Gemma Wakefield, 24, began experiencing health problems including chest infections and heavy coughing after mould spread across the walls and windows of her £500-a-month apartment.
Ms Wakefield, who runs a dog grooming business, said: “The spores are all over the windows and round the edges of the front door.
“The worst of it is on the wall in the lounge behind the sofa and it’s starting to get bad on the walls near my bed.”
Ms Wakefield, who moved into the one bedroom property in March last year, first noticed pools of condensation forming around the windows in the early mornings, but did not realise what was to come.
A few months later, as temperatures dropped, ugly black mould spots and spores began appearing in every one of the maisonette’s five rooms.
Ms Wakefield is concerned the condition of her apartment in Kempsey, Worcestershire, could have serious health implications and says she is already feeling the effects.

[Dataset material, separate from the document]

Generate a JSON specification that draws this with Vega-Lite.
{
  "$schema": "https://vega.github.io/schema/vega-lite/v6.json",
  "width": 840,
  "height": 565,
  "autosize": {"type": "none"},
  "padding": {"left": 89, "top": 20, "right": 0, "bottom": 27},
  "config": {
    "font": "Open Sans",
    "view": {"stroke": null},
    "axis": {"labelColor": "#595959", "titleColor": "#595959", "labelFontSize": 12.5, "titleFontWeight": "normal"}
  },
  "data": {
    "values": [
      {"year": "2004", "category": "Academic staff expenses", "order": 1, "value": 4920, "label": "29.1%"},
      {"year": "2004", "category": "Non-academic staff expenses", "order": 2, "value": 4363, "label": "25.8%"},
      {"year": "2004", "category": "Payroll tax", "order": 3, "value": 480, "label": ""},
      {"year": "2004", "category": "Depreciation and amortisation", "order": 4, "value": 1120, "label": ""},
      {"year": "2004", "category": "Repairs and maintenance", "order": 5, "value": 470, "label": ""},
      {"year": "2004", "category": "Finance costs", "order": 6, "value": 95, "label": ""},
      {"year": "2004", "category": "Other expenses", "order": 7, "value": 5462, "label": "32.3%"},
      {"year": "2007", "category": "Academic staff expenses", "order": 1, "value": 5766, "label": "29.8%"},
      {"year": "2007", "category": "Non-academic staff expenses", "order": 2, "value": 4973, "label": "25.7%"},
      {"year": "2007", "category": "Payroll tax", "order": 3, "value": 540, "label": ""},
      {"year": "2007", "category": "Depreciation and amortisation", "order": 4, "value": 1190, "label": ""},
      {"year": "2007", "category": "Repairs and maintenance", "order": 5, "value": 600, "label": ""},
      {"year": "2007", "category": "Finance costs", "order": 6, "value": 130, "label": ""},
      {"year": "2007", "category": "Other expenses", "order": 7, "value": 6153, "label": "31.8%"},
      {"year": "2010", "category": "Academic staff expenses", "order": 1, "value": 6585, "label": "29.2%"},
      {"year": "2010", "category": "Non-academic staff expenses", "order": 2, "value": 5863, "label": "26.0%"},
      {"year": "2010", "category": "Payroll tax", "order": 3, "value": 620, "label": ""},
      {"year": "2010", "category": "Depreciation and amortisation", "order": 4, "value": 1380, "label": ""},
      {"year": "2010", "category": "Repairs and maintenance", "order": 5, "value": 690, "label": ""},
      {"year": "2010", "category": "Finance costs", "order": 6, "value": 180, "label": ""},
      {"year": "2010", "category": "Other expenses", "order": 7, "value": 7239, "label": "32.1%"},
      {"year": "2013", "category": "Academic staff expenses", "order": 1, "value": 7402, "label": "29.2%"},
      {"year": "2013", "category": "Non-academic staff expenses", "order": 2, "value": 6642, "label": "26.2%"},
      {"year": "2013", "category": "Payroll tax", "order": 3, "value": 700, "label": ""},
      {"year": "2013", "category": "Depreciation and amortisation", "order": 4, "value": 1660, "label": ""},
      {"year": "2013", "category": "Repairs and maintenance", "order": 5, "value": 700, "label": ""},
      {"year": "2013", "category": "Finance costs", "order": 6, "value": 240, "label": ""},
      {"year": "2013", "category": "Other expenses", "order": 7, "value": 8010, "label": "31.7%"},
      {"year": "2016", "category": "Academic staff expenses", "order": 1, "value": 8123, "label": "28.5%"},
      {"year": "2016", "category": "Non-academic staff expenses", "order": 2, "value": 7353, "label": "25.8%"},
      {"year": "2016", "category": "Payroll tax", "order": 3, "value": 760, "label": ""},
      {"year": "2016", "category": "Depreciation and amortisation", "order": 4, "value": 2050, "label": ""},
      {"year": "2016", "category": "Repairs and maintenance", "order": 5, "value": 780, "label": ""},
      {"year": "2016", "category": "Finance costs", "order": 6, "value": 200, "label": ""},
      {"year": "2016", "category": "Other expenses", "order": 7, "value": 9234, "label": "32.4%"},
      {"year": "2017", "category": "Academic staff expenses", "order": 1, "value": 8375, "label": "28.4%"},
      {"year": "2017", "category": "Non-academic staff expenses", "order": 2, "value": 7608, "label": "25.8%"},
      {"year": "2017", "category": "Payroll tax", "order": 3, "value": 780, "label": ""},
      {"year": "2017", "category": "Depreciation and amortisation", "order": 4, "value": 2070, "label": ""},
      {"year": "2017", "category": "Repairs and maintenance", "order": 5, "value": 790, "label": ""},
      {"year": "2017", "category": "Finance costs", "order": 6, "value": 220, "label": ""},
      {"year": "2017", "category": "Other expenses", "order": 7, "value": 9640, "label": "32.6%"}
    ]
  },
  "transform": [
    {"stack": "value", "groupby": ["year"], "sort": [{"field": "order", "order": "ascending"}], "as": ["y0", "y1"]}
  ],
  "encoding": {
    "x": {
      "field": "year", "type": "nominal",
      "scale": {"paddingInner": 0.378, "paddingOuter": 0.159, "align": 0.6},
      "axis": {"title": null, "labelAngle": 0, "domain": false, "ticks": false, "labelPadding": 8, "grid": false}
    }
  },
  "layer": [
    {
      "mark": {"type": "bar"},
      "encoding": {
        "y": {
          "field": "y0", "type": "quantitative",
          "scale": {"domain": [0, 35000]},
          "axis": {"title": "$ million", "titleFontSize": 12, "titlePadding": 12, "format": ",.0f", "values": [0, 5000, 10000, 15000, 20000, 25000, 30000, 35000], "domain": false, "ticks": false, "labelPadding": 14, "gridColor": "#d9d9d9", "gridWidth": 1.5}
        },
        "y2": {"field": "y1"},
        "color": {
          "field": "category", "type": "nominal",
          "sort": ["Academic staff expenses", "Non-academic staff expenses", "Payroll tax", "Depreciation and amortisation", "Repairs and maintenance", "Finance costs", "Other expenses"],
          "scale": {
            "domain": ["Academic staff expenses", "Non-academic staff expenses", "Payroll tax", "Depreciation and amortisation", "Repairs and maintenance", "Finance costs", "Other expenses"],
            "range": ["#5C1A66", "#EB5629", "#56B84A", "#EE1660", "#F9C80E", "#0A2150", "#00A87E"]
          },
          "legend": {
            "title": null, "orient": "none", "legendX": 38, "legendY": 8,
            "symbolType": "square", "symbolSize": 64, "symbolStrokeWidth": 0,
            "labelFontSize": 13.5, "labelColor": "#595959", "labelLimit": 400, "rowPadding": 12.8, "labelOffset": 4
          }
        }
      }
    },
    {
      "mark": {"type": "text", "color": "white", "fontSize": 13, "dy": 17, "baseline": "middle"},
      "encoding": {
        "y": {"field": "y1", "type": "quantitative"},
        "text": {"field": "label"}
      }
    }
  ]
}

She said: “Since moving into this house my asthma got really bad and I was close to having a couple of attacks.
“Now I am back on inhalers, and I always have a tight chest and I’m wheezy which is odd for me because I haven’t been like this for so long.
“The doctor said the mould is most likely affecting my health.

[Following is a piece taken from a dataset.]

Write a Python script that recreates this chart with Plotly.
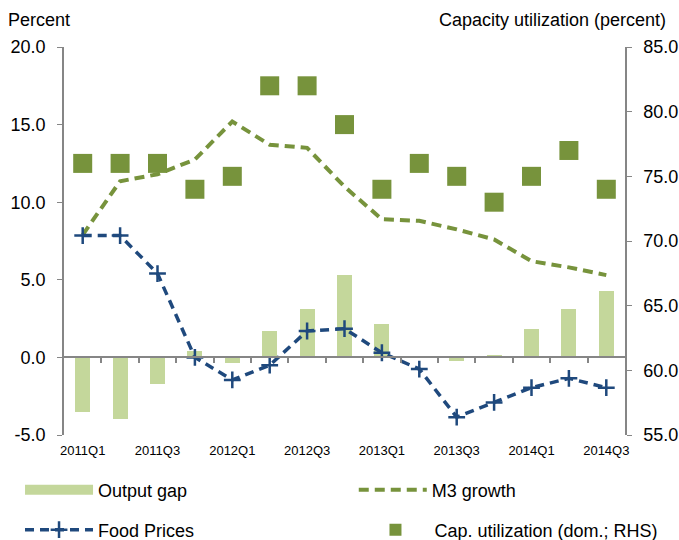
import numpy as np
import plotly.graph_objects as go

quarters = ["2011Q1", "2011Q2", "2011Q3", "2011Q4", "2012Q1", "2012Q2", "2012Q3", "2012Q4",
            "2013Q1", "2013Q2", "2013Q3", "2013Q4", "2014Q1", "2014Q2", "2014Q3"]
tick_labels = ["2011Q1", "2011Q3", "2012Q1", "2012Q3", "2013Q1", "2013Q3", "2014Q1", "2014Q3"]
output_gap = [-3.5, -4.0, -1.7, 0.4, -0.35, 1.7, 3.15, 5.3, 2.15, 0.0, -0.2, 0.17, 1.85, 3.1, 4.25]
m3_growth = [7.9, 11.35, 11.8, 12.75, 15.2, 13.7, 13.5, 11.0, 8.9, 8.8, 8.25, 7.6, 6.2, 5.8, 5.3]
food_prices = [7.85, 7.85, 5.4, 0.0, -1.45, -0.5, 1.7, 1.85, 0.3, -0.75, -3.85, -2.9, -1.95, -1.35, -1.95]
cap_util = [76, 76, 76, 74, 75, 82, 82, 79, 74, 76, 75, 73, 75, 77, 74]
left_ticks = [-5, 0, 5, 10, 15, 20]
left_tick_text = ["-5.0", "0.0", "5.0", "10.0", "15.0", "20.0"]
right_ticks = [55, 60, 65, 70, 75, 80, 85]
right_tick_text = ["55.0", "60.0", "65.0", "70.0", "75.0", "80.0", "85.0"]

FONT = "Liberation Sans, Arial, sans-serif"
AX = "#868686"
GREEN = "#77933c"
LIGHT = "#c4d79b"
NAVY = "#1f497d"

x = np.arange(len(quarters))
tick_pos = [quarters.index(t) for t in tick_labels]

fig = go.Figure()
fig.add_trace(go.Bar(x=x, y=output_gap, name="Output gap", marker=dict(color=LIGHT, line=dict(width=0)),
                     width=0.4, showlegend=False))
# legend proxy for the bars (wide swatch as in the reference)
fig.add_trace(go.Scatter(x=[None], y=[None], name="Output gap", mode="lines",
                         line=dict(color=LIGHT, width=10), legend="legend"))
fig.add_trace(go.Scatter(x=x, y=m3_growth, name="M3 growth", mode="lines",
                         line=dict(color=GREEN, width=4, dash="10px,6px"), legend="legend2"))
fig.add_trace(go.Scatter(x=x, y=food_prices, name="Food Prices", mode="lines+markers",
                         line=dict(color=NAVY, width=3.5, dash="9px,6px"),
                         marker=dict(symbol="cross-thin", size=12, line=dict(color=NAVY, width=2.5)),
                         legend="legend3"))
fig.add_trace(go.Scatter(x=x, y=cap_util, name="Cap. utilization (dom.; RHS)", mode="markers",
                         marker=dict(symbol="square", size=19, color=GREEN),
                         yaxis="y2", legend="legend4"))
# helper trace for the zero-crossing category axis
fig.add_trace(go.Scatter(x=x, y=output_gap, xaxis="x2", mode="lines", line=dict(width=0),
                         opacity=0, showlegend=False, hoverinfo="skip"))


def leg(xc, yc, **kw):
    d = dict(orientation="h", xref="container", yref="container", x=xc, xanchor="left",
             y=yc, yanchor="middle", itemwidth=68, bgcolor="rgba(0,0,0,0)", font=dict(size=18))
    d.update(kw)
    return d


fig.update_layout(
    width=679, height=540,
    margin=dict(l=64, r=54, t=47, b=105, autoexpand=False),
    plot_bgcolor="white", paper_bgcolor="white",
    font=dict(family=FONT, color="#000000", size=18),
    showlegend=True,
    bargap=0,
    xaxis=dict(range=[-0.5, len(quarters) - 0.5], tickmode="array", tickvals=tick_pos, ticktext=tick_labels,
               showline=False, showgrid=False, zeroline=False, ticks="", ticklabelstandoff=6,
               tickfont=dict(size=13, family=FONT), automargin=False),
    xaxis2=dict(range=[-0.5, len(quarters) - 0.5], overlaying="x", anchor="free", position=0.2,
                tickmode="array", tickvals=list(x[:-1] + 0.5), showticklabels=False,
                showline=True, linecolor=AX, linewidth=2, ticks="outside", ticklen=5, tickcolor=AX,
                tickwidth=1.5, showgrid=False, zeroline=False, automargin=False),
    yaxis=dict(range=[-5, 20], tickmode="array", tickvals=left_ticks, ticktext=left_tick_text,
               showline=True, linecolor=AX, linewidth=1.5, ticks="outside", ticklen=5, tickcolor=AX,
               showgrid=False, zeroline=False, ticklabelstandoff=8, tickfont=dict(size=18),
               automargin=False),
    yaxis2=dict(range=[55, 85], overlaying="y", side="right", tickmode="array", tickvals=right_ticks,
                ticktext=right_tick_text, showline=True, linecolor=AX, linewidth=1.5, ticks="outside",
                ticklen=5, tickcolor=AX, showgrid=False, zeroline=False, ticklabelstandoff=8,
                tickfont=dict(size=18), automargin=False),
    legend=leg(0.0295, 0.0926),
    legend2=leg(0.521, 0.0926),
    legend3=leg(0.0295, 0.0185),
    legend4=leg(0.525, 0.0185, itemsizing="constant"),
    annotations=[
        dict(text="Percent", xref="paper", yref="paper", x=-0.104, y=1.069, xanchor="left", yanchor="middle",
             showarrow=False, font=dict(size=18)),
        dict(text="Capacity utilization (percent)", xref="paper", yref="paper", x=1.077, y=1.069,
             xanchor="right", yanchor="middle", showarrow=False, font=dict(size=18)),
    ],
)

fig.write_html("out.html", config={"displayModeBar": False},
               post_script="document.body.style.margin='0';document.body.style.padding='0';")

“I can’t stop sneezing, my eyes are itchy and I’m very wheezy.
“These are all signs of mould poisoning which is not great.”

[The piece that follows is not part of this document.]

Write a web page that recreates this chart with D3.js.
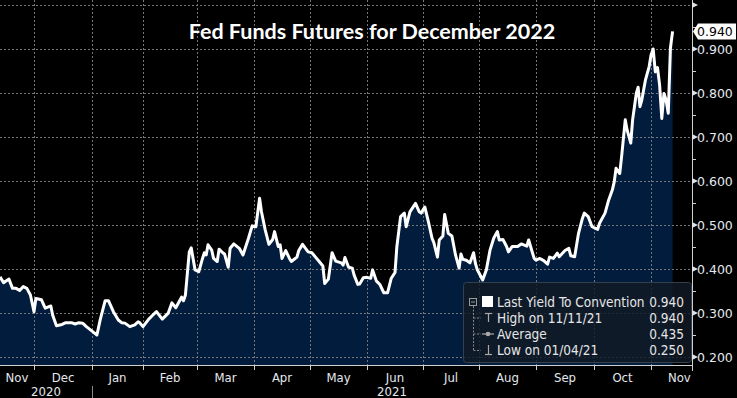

When Ms Wakefield reported the issues to Rooftop Housing, she was allegedly told the flat was brand new and had the highest energy rating score.
The problem got so bad that Ms Wakefield’s clothes and even her leather handbag became covered in mould.
She said: “When my handbag and clothes are covered in mould, you know the situation is really bad.
“Everything is getting noticeably worse now because it’s getting colder.”
But Ms Wakefield is not the only one to suffer from the mould
Her boyfriend Zach, 23, who sometimes stays at her flat, has also experienced health problems.
She added: “My boyfriend is very healthy, he goes to the gym and boxes but he is constantly waking up with severe headaches.
“He is fed up with it now.
“We have to keep the windows open all the time, even now in November when it’s freezing to try to sort out the severe damp mould in every room.
“I was shocked when I found my boyfriend’s bag filled with mould.
“Another bag and a hoody were ruined, and my clothes constantly smell damp.”
The housing association hired ventilation experts AirTech to investigate the mould and were told it was caused by builders failing to install trickle vents to help air flow.
But Rooftop Housing insist the flat is “highly efficient” and “very well insulated”.
Lisa Nicholls, executive director of operations at Rooftop Housing Group, said: “Miss Wakefield lives in a newly built home that has an Energy performance rating of band A.
“This rating means it is highly efficient, very well insulated and airtight and therefore ventilation fans must not be turned off.
“If these fans are not used condensation can form and cause black mould to build up.
“We always advise our customers to wipe surfaces where any condensation may build up, ensure that fans are working, and to ventilate during cooking and bathing to reduce the chance of mould.
“We have no reason to believe that there are mould build-ups in any of the other apartments built to the exact design specification on this development.”